::: DATA EXTRACT :::

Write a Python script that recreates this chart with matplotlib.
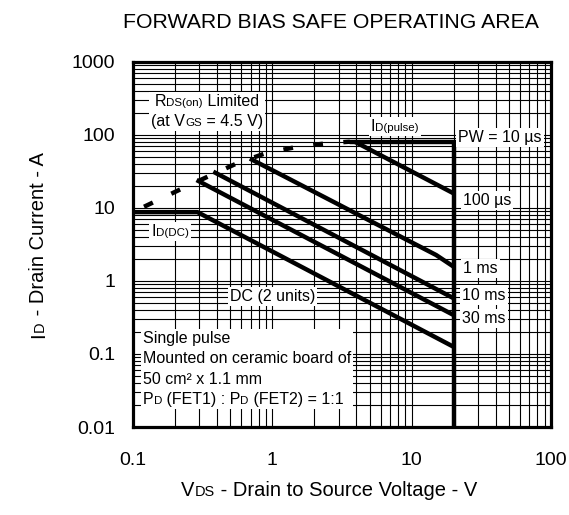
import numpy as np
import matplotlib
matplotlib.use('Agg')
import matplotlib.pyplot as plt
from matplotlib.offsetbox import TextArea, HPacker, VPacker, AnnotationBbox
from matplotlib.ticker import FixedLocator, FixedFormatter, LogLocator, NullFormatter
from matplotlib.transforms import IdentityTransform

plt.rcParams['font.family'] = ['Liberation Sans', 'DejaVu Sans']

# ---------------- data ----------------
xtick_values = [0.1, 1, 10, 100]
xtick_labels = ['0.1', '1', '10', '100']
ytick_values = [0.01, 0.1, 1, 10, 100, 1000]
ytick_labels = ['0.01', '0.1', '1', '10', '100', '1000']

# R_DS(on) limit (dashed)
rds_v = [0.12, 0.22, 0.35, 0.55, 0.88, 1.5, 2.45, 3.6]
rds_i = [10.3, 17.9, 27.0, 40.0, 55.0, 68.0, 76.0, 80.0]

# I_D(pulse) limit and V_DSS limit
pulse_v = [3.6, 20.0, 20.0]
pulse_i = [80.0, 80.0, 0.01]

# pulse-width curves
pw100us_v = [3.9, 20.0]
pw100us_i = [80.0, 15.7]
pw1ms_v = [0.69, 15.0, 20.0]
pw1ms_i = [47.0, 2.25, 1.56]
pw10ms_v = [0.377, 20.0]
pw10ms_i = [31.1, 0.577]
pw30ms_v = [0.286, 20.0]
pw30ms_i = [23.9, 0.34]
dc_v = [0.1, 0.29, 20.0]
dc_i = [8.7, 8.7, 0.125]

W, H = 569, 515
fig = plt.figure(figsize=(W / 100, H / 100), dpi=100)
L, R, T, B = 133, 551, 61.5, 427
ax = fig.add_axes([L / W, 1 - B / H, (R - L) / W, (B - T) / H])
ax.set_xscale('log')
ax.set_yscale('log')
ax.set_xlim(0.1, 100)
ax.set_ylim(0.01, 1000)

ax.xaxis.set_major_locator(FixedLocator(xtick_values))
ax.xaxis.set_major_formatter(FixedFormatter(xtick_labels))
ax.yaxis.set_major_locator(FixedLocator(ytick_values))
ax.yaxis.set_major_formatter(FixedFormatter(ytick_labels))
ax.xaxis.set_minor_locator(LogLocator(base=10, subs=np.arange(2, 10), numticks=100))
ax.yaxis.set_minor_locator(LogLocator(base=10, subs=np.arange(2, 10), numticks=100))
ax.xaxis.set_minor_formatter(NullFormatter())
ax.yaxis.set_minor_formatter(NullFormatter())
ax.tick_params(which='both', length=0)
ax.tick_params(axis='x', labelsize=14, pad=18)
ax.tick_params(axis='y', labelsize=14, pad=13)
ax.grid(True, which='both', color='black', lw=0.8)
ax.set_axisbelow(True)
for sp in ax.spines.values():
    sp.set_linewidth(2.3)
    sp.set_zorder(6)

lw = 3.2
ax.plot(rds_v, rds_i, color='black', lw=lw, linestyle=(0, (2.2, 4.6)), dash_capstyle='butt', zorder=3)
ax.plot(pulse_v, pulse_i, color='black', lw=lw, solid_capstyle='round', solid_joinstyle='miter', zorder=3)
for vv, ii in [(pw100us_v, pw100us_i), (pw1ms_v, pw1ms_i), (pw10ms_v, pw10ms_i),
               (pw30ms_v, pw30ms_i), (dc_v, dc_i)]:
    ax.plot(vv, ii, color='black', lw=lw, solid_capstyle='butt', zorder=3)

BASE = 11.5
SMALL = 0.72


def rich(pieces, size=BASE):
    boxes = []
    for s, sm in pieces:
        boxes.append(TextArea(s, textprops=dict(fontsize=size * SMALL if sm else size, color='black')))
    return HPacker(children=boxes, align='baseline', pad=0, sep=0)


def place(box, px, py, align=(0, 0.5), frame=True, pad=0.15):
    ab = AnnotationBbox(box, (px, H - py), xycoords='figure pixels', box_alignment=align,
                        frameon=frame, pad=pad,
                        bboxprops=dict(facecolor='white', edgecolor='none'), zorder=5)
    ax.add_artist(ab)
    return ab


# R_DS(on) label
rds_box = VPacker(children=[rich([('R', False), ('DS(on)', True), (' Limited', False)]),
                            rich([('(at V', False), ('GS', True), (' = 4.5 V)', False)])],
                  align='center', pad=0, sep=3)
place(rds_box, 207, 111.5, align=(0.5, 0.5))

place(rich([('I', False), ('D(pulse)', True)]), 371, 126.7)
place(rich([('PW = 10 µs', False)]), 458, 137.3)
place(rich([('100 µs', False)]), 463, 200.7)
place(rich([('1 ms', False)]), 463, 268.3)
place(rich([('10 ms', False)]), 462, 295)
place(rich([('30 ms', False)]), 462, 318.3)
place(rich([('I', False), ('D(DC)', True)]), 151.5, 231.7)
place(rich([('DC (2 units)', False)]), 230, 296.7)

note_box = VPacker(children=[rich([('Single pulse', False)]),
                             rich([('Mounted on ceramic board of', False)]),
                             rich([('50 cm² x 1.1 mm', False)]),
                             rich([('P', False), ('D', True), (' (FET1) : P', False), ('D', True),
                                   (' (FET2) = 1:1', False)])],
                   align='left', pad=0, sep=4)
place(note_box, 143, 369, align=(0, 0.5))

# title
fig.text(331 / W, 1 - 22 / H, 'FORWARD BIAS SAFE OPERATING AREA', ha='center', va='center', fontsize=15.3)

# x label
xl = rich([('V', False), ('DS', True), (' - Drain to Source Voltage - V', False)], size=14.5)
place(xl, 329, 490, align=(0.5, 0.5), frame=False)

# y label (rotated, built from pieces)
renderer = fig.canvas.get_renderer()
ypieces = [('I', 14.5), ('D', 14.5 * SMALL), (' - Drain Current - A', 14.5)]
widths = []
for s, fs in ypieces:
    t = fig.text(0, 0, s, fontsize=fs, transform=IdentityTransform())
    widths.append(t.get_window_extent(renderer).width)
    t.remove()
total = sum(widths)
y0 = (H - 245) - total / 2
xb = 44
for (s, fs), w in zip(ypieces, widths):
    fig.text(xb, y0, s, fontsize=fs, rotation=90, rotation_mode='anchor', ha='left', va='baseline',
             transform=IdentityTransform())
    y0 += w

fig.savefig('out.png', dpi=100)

:::

• [AIM OF THE EXERCISE] Copy each line that holds the word "matplotlib".

• [EXERCISE OUTPUT]
Write a Python script that recreates this chart with matplotlib.
import matplotlib
matplotlib.use('Agg')
import matplotlib.pyplot as plt
from matplotlib.offsetbox import TextArea, HPacker, VPacker, AnnotationBbox
from matplotlib.ticker import FixedLocator, FixedFormatter, LogLocator, NullFormatter
from matplotlib.transforms import IdentityTransform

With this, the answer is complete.